O Ministério Público Federal (MPF) e o Procon-SP solicitaram informações à plataforma LinkedIn sobre a exclusão de um anúncio de uma vaga de emprego, feito pelo Centro de Análise da Liberdade e do Autoritarismo (Laut), em que seria dada preferência a candidatos negros e indígenas.
De acordo com o MPF, a decisão da plataforma contraria esforços realizados no Brasil para a inclusão de minorias por meio de ações afirmativas e o LinkedIn deverá esclarecer qual regra norteou a remoção do anúncio, detalhando seus fundamentos jurídicos, no prazo de dez dias úteis contados a partir de 23 de março.
O LinkedIn é uma rede social destinada ao mercado de trabalho, em que os usuários compartilharem informações profissionais, enquanto empresas podem divulgar oportunidades de emprego.
“O Supremo Tribunal Federal entende essas medidas 'não somente como reparação histórica em favor de grupos subalternizados, mas como forma de beneficiar toda a sociedade prospectivamente, por meio da construção de espaços mais plurais e menos excludentes'. O país também é signatário de tratados e convenções que estimulam a inclusão e o oferecimento de oportunidades para indivíduos e grupos sociais vítimas de discriminação e intolerância”, divulgou o MPF, em nota.
Questionada por usuários sobre a retirada do anúncio, no Twitter, a plataforma LinkedIn respondeu que suas políticas são aplicadas de forma consistente a todos os usuários e que se pede que “as vagas não especifiquem preferências ou requisitos relacionados a características individuais, como idade, sexo, religião, etnia, raça ou orientação sexual”.
Já o Procon-SP informou que a empresa deverá apresentar até hoje (24) informações como: se há aplicação de políticas específicas que norteiam as publicações e como os anunciantes são informados das mesmas e em que situações ocorre eventual exclusão de anúncio já publicado.
O reitor da Faculdade Zumbi dos Palmares, José Vicente, avalia que as políticas afirmativas “são indispensáveis sobretudo num país marcado pela exclusão, pela desigualdade racial e sobretudo pela manifesta intensidade do racismo nas relações sociais e nas relações do mercado de trabalho”.

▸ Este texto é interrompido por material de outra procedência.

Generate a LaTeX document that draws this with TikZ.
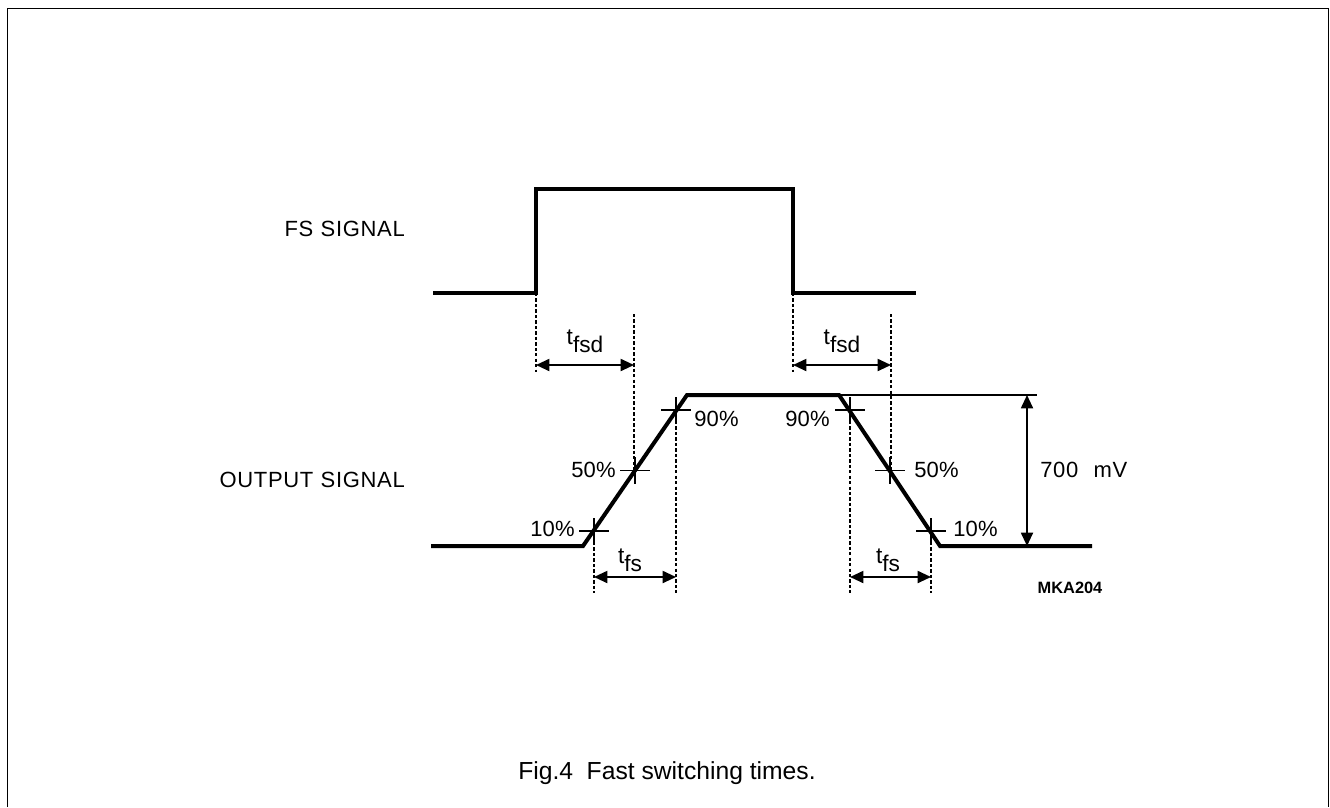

“Em qualquer país, elas [políticas afirmativas] são importantes para garantir a representação, a pluralidade e a diversidade, e num país como o nosso, que tradicionalmente é excludente por conta do racismo estrutural, é indispensável. Sem elas, a gente continuará com o mesmo panorama que nós temos hoje, ou seja, 54% da população de negros e você não tem negros nas empresas”, acrescentou.

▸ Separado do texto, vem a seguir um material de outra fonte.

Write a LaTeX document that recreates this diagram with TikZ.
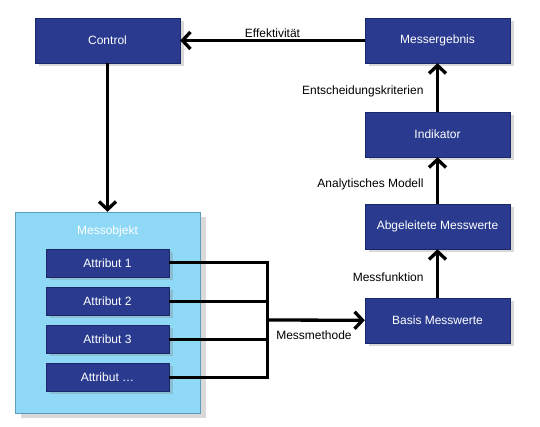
\documentclass[tikz,border=0pt]{standalone}
\usepackage{fontspec}
\setmainfont{Liberation Sans}
\usetikzlibrary{arrows.meta,shadows}
\definecolor{MBlue}{HTML}{2A3B8F}
\definecolor{MBlueDark}{HTML}{1C2768}
\definecolor{MSky}{HTML}{8FD9F7}
\definecolor{MSkyDark}{HTML}{5B9DBB}
\tikzset{
    block/.style = {draw=MBlueDark, fill=MBlue, rectangle, text=white,
        minimum height=45pt, minimum width=145pt, align=center,
        drop shadow={shadow xshift=4pt, shadow yshift=-3pt, opacity=.3}},
    attr/.style = {block, minimum height=28pt, minimum width=123pt},
    container/.style = {draw=MSkyDark, fill=MSky, rectangle,
        minimum width=185pt, minimum height=201pt,
        drop shadow={shadow xshift=6pt, shadow yshift=-5pt, opacity=.3}},
    title/.style = {text=white},
    input/.style = {coordinate},
    arrow/.style = {draw, line width=3.3pt, -{Straight Barb[length=8pt,width=17pt]}},
    bus/.style = {draw, line width=3pt}
}

\begin{document}
\begin{tikzpicture}[x=1pt, y=-1pt, node distance=94pt, font=\fontsize{12}{14}\selectfont]
        \useasboundingbox (0,0) rectangle (540,427);
        % right column
        \node [block] (erg) at (437.5,40.5) {Messergebnis};
        \node [block, below of=erg] (ind) {Indikator};
        \node [block, below of=ind, node distance=92pt] (abg) {Abgeleitete Messwerte};
        \node [block, below of=abg] (basis) {Basis Messwerte};
        % left column
        \node [block] (ctrl) at (107.5,40.5) {Control};
        \node [container] (mobj) at (107.5,312.5) {};
        \node [title, yshift=-20pt] (mtitle) at (mobj.north) {Messobjekt};
        \node [attr] (att1) at (107.5,263) {Attribut 1};
        \foreach \a/\t [evaluate=\a as \prev using int(\a-1)] in {2/2,3/3,4/…}{
            \node [attr, below of=att\prev, node distance=38pt] (att\a) {Attribut \t};
        }
        \node [input] (bus) at (267,320) {};
        % connections
        \draw [bus] (att1.east) -- (att1 -| bus) -- (att4 -| bus) -- (att4.east);
        \foreach \a in {2,3}{
            \draw [bus] (att\a.east) -- (att\a -| bus);
        }
        \draw [arrow] (bus) -- node[pos=.48, below=6pt] {Messmethode} (basis);
        \draw [arrow] (basis) -- node[pos=.42, left=9pt] {Messfunktion} (abg);
        \draw [arrow] (abg) -- node[pos=.42, left=9pt] {Analytisches Modell} (ind);
        \draw [arrow] (ind) -- node[pos=.41, left=9pt] {Entscheidungskriterien} (erg);
        \draw [arrow] (erg) -- node[above, inner sep=1pt] {Effektivität} (ctrl);
        \draw [arrow] (ctrl) -- (mobj);
\end{tikzpicture}
\end{document}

Ele avaliou ainda que é indispensável a atuação do MPF e do Procon em situações como essa. “Porque quem tem as ferramentas, a competência e também a reserva legal para poder fazer intervenção dessa natureza é justamente o Procon e o Ministério Público. Sem as instituições para implementar essas ações, o direito fica insubsistente, você consegue até efetivamente identificar o agressor, mas [sem as instituições] não consegue punir, não consegue ao final responsabilizá-lo.”
A Agência Brasil procurou o LinkedIn para comentar o ocorrido, mas ainda obteve retorno.
Especialistas participantes do Seminário Diversidade e Equidade no Setor de TI no Brasil: Perspectivas sobre o trabalho e inclusão digital, realizado no início do mês pelo Comitê Gestor da Internet no Brasil (CGI.br), apontaram o racismo como uma barreira à diversidade e equidade em empresas.
A presidente da organização Geledés e pós-doutoranda em Diversidade Étnico-Racial na Universidade de São Paulo (USP), Antonia Quintão, apontou que, no ambiente organizacional, é preciso que haja uma mudança de paradigma e que todos os funcionários, principalmente aqueles que decidem, entrevistam, selecionam e fazem as contratações, reflitam sobre as relações sociais no Brasil e sobre os seus próprios preconceitos.
“É importante que as empresas definam com clareza os seus objetivos, que elaborem planejamento, que estabeleçam metas, isso não vai acontecer espontaneamente”, disse na ocasião. Segundo ela, é preciso desconstruir os preconceitos do racismo estrutural e investir na capacidade da juventude negra.
Questionada sobre quais os principais desafios a serem superados para participação de mulheres afrodescendentes e outros socialmente excluídos especificamente da tecnologia, a doutoranda em Ciência da Computação na Pontifícia Universidade Católica do Rio Grande do Sul (PUC-RS), com foco em Gestão da Diversidade, Biamichelle Miranda apontou o racismo.
“O racismo vai ditar a questão da nossa educação, o atraso na nossa educação, e é por isso que a gente fala sobre cotas, o racismo vai ditar o porquê somos tão poucos dentro da área da TI porque não é de agora”, disse.
A Agência Brasil solicitou posicionamento da plataforma LinkedIn, mas teve retorno até a conclusão da reportagem.